I'm about to build a new system for FreeNAS, and I would like to use this board. (http://www.supermicro.com/xeon_3400/...IPMI=Y&TYP=SAS)
It has an onboard LSI SAS 2008 controller, and dual Intel 82574L network ports.
Is this board supported yet in FreeBSD? If not, can you give me an estimate time when it will be?
The SAS controller is the important part, I can add a network card if the onboard ones aren't supported yet.
I will flash the controller with IT firmware, as I don't need the raid functions.

Thank you,


----------



## User23 (Aug 29, 2011)

check http://www.supermicro.com/support/resources/OS/3400.cfm


----------



## Terry_Kennedy (Aug 29, 2011)

User23 said:
			
		

> check http://www.supermicro.com/support/resources/OS/3400.cfm


Note that if the listing shows the board is supported, it is. If there's no checkmark in the relevant field, that *doesn't* mean that it isn't supported. It can indicate a problem, or it can indicate that nobody tested it. That list would be more useful if it differentiated between those two situations.


----------



## Lucifer (Aug 31, 2011)

> check http://www.supermicro.com/support/resources/OS/3400.cfm



I had already seen that list.
Like Terry_Kennedy said, If there's no checkmark in the relevant field, that doesn't mean that it isn't supported.
If anyone else has some more info, please share.

Thank you,

David


----------



## User23 (Aug 31, 2011)

I bought some SM boards that had no checkmarks for FreeBSD 8 and they working perfect.
If your hardware running with a old version of FreeBSD, why should it not work with the new on?
Iam using FreeBSD from 4.x until 8.x now and had only problems with some ACPI issues, but they got fixed.

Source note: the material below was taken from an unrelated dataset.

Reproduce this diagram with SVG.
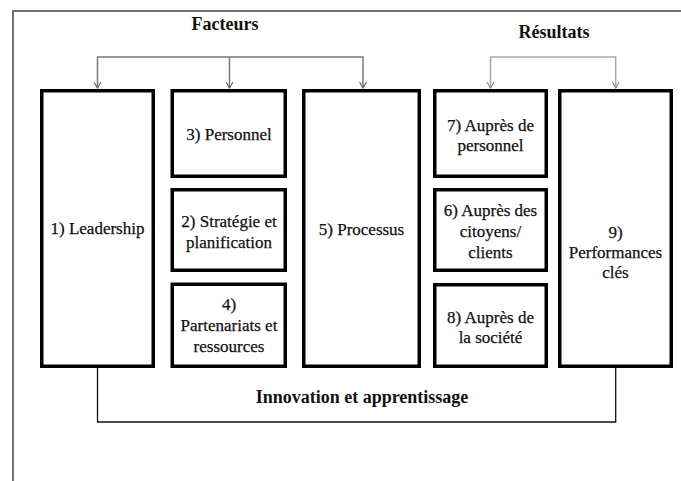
<svg xmlns="http://www.w3.org/2000/svg" width="681" height="481" viewBox="0 0 681 481">
<style>
.box{fill:#fff;stroke:#000;stroke-width:3.5}
.lbl{font-family:'Liberation Serif','DejaVu Serif',serif;font-size:17px;font-weight:normal;fill:#111;stroke:#111;stroke-width:0.25;text-anchor:middle}
.ttl{font-family:'Liberation Serif','DejaVu Serif',serif;font-size:18px;font-weight:bold;fill:#111;text-anchor:middle}
.cf{fill:none;stroke:#7a7a7a;stroke-width:1.5}
.cr{fill:none;stroke:#a8a8a8;stroke-width:1.5}
.cb{fill:none;stroke:#111;stroke-width:1.3}
</style>
<defs>
<marker id="ahf" viewBox="-5 -7 10 8" refX="0" refY="0" markerWidth="10" markerHeight="8" markerUnits="userSpaceOnUse" orient="0">
<path d="M-3.5,-6 L0,0 L3.5,-6" fill="none" stroke="#666" stroke-width="1.2"/>
</marker>
<marker id="ahr" viewBox="-5 -7 10 8" refX="0" refY="0" markerWidth="10" markerHeight="8" markerUnits="userSpaceOnUse" orient="0">
<path d="M-3.5,-6 L0,0 L3.5,-6" fill="none" stroke="#888" stroke-width="1.2"/>
</marker>
</defs>
<rect width="681" height="481" fill="#fff"/>
<polyline points="13,481 13,11 681,11" fill="none" stroke="#444" stroke-width="1.5"/>
<text class="ttl" x="225" y="30">Facteurs</text>
<text class="ttl" x="554" y="38">Résultats</text>
<g id="connectors">
<polyline class="cf" points="97.5,88 97.5,57 363,57 363,88" marker-start="url(#ahf)" marker-end="url(#ahf)"/>
<line class="cf" x1="229.5" y1="57" x2="229.5" y2="88" marker-end="url(#ahf)"/>
<polyline class="cr" points="490.5,88 490.5,57 615.7,57 615.7,88" marker-start="url(#ahr)" marker-end="url(#ahr)"/>
<polyline class="cb" points="97.5,368 97.5,422 615.7,422 615.7,368"/>
</g>
<g id="leadership"><rect class="box" x="41.75" y="90.75" width="111.5" height="275.5"/><text class="lbl" x="97.5" y="234">1) Leadership</text></g>
<g id="personnel"><rect class="box" x="172.25" y="90.75" width="113" height="85.5"/><text class="lbl" x="229" y="140">3) Personnel</text></g>
<g id="strategie"><rect class="box" x="172.25" y="189.75" width="113" height="80.5"/><text class="lbl" x="229" y="226.5">2) Stratégie et</text><text class="lbl" x="229" y="248">planification</text></g>
<g id="partenariats"><rect class="box" x="172.25" y="284.25" width="113" height="82"/><text class="lbl" x="229" y="310">4)</text><text class="lbl" x="229" y="331">Partenariats et</text><text class="lbl" x="229" y="352">ressources</text></g>
<g id="processus"><rect class="box" x="303.75" y="90.75" width="115.5" height="275.5"/><text class="lbl" x="361.5" y="235">5) Processus</text></g>
<g id="aupres-personnel"><rect class="box" x="434.75" y="90.75" width="111.5" height="85.5"/><text class="lbl" x="490.5" y="130.5">7) Auprès de</text><text class="lbl" x="490.5" y="151">personnel</text></g>
<g id="aupres-citoyens"><rect class="box" x="434.75" y="189.75" width="111.5" height="80.5"/><text class="lbl" x="490.5" y="216">6) Auprès des</text><text class="lbl" x="490.5" y="237">citoyens/</text><text class="lbl" x="490.5" y="258">clients</text></g>
<g id="aupres-societe"><rect class="box" x="434.75" y="284.75" width="111.5" height="81.5"/><text class="lbl" x="490.5" y="322.5">8) Auprès de</text><text class="lbl" x="490.5" y="343">la société</text></g>
<g id="performances"><rect class="box" x="559.75" y="90.75" width="111.5" height="275.5"/><text class="lbl" x="615.5" y="238">9)</text><text class="lbl" x="615.5" y="258">Performances</text><text class="lbl" x="615.5" y="278">clés</text></g>
<text class="ttl" x="362" y="403">Innovation et apprentissage</text>
</svg>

Iam pretty sure the system will run on that hardware. 
A problem could be the SAS controller with FreeNAS. Because it looks like FreeNAS is still using FreeBSD 8.0 and iam not sure about the mps driver is include there. Well on 8.2-stable it is. Maybe ask in a FreeNAS forum.


----------



## Lucifer (Aug 31, 2011)

I've just been told in the freenas forums the controller has been tested in fn 8, and working.

Thanks,

David


----------